Sie müssen sich nicht mehr verstellen.
Sie haben vergessen, wie das geht.
„Ich weiß gar nicht was die schon wieder will…im Alter werden sie alle komisch…je oller, desto doller…jetzt reiß dich doch mal zusammen…
ich erkenne dich gar nicht mehr…“
Jeder der in der Mitte seines Lebens angekommen ist und sich in einer Zeit befindet wo die Eltern oder ein Elternteil noch Teil seines Lebens ist…hat diese oder ähnliche Worte schon benutzt.
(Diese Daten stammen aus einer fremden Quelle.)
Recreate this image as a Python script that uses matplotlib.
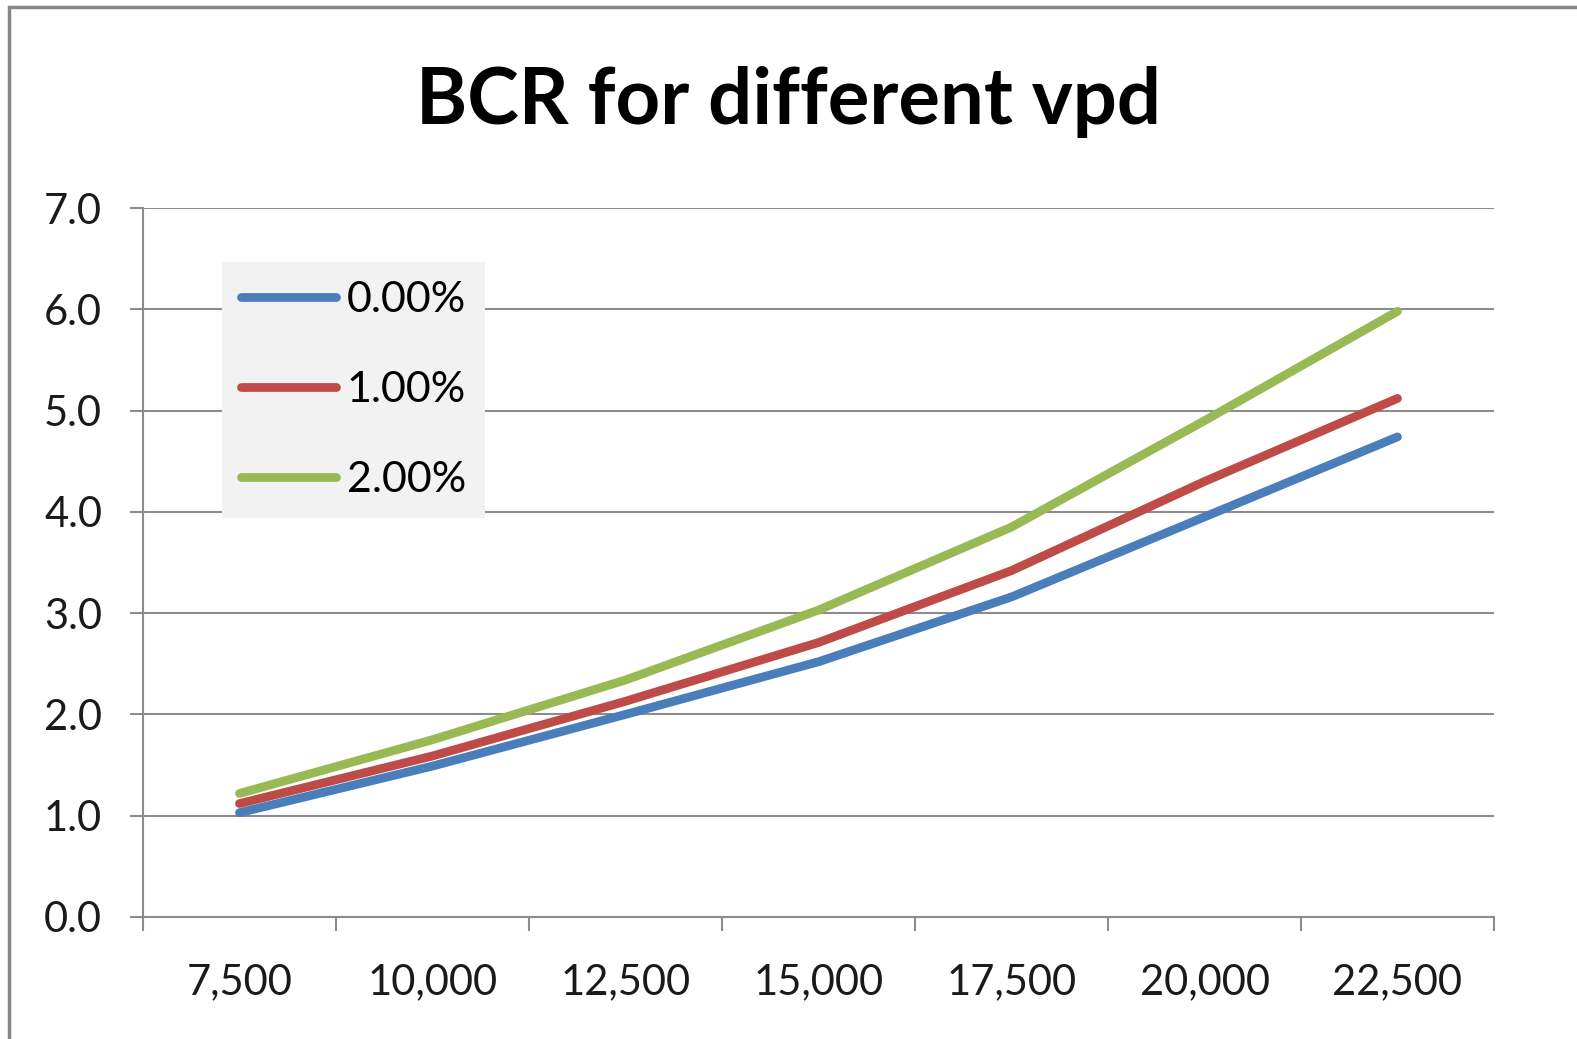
import matplotlib
matplotlib.use("Agg")
import matplotlib.pyplot as plt
from matplotlib.patches import Rectangle

categories = ["7,500", "10,000", "12,500", "15,000", "17,500", "20,000", "22,500"]
series_names = ["0.00%", "1.00%", "2.00%"]
bcr_0 = [1.03, 1.49, 2.00, 2.52, 3.16, 3.95, 4.74]
bcr_1 = [1.12, 1.59, 2.13, 2.71, 3.42, 4.30, 5.12]
bcr_2 = [1.22, 1.75, 2.34, 3.03, 3.85, 4.90, 5.98]
colors = ["#4A7EBB", "#BE4B48", "#98B954"]

plt.rcParams["font.family"] = ["Lato", "DejaVu Sans"]

fig = plt.figure(figsize=(15.77, 10.39), dpi=100)
ax = fig.add_axes([143 / 1577, 1 - 917 / 1039, 1351 / 1577, 709 / 1039])

x = list(range(len(categories)))
for vals, name, c in zip([bcr_0, bcr_1, bcr_2], series_names, colors):
    ax.plot(x, vals, color=c, lw=6.3, solid_capstyle="round", solid_joinstyle="round", label=name)

ax.set_xlim(-0.5, len(categories) - 0.5)
ax.set_ylim(0, 7)
ax.set_yticks([i for i in range(8)])
ax.set_yticklabels([f"{i:.1f}" for i in range(8)])
ax.set_xticks([i - 0.5 for i in range(len(categories) + 1)])
ax.set_xticklabels([])
ax.set_xticks(x, minor=True)
ax.set_xticklabels(categories, minor=True)

ax.grid(axis="y", color="#8C8C8C", lw=1.5)
ax.set_axisbelow(True)
for s in ["top", "right"]:
    ax.spines[s].set_visible(False)
for s in ["left", "bottom"]:
    ax.spines[s].set_color("#8C8C8C")
    ax.spines[s].set_linewidth(1.5)

ax.tick_params(axis="y", which="major", length=9.5, width=1.5, color="#8C8C8C",
               labelsize=30, pad=20, labelcolor="#1a1a1a")
ax.tick_params(axis="x", which="major", length=10, width=1.5, color="#8C8C8C")
ax.tick_params(axis="x", which="minor", length=0, labelsize=30, pad=33, labelcolor="#1a1a1a")

leg = ax.legend(loc="upper left", bbox_to_anchor=((222 - 143) / 1351, (917 - 262) / 709),
                fontsize=31, frameon=True, fancybox=False, handlelength=2.2,
                handletextpad=0.25, labelspacing=1.2, borderpad=0.45, borderaxespad=0)
leg.get_frame().set_facecolor("#F2F2F2")
leg.get_frame().set_edgecolor("none")
leg.get_frame().set_alpha(1)

fig.text(0.5, 1 - 102 / 1039, "BCR for different vpd", ha="center", va="center",
         fontsize=56, fontweight="bold")

fig.patches.append(Rectangle((9 / 1577, -0.1), 1.2, 1.1 - 7 / 1039, transform=fig.transFigure,
                             fill=False, edgecolor="#878787", lw=2.5))

fig.savefig("out.png", dpi=100)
Da Bild, was wir von unseren Eltern haben, bröckelt und wir empfinden das als große Veränderung, suchen nach Erklärungen und vergessen dabei, dass wir wohl auch eines Tages an diesem Tag ankommen werden.
„Diese Seite kannte ich noch gar nicht von meinen Eltern…das haben die noch nie gemacht…“
Mit Demenz im Alter zeigen wir unser wahres Gesicht, hören auf uns zu verstecken, die heile Welt, die man jahrelang versucht hat, aufrecht zu erhalten und in die viel Lebensenergie geflossen ist…verschwindet.
Unterhält man sich mit unseren Bewohnern und hört Ihnen zu… beobachtet sie, dann weiß man genau, wer ein für sich zufriedenes Leben geführt hat und wer nicht.
Wer glücklich ist und wer nicht.
Aber eins haben sie alle gemeinsam.
Sie drücken das aus was sie empfinden.
Sie sind ehrlich, auch wenn sie nicht immer die passenden Worte finden. Und desto besser wir uns einander kennen, umso besser verstehen wir den anderen.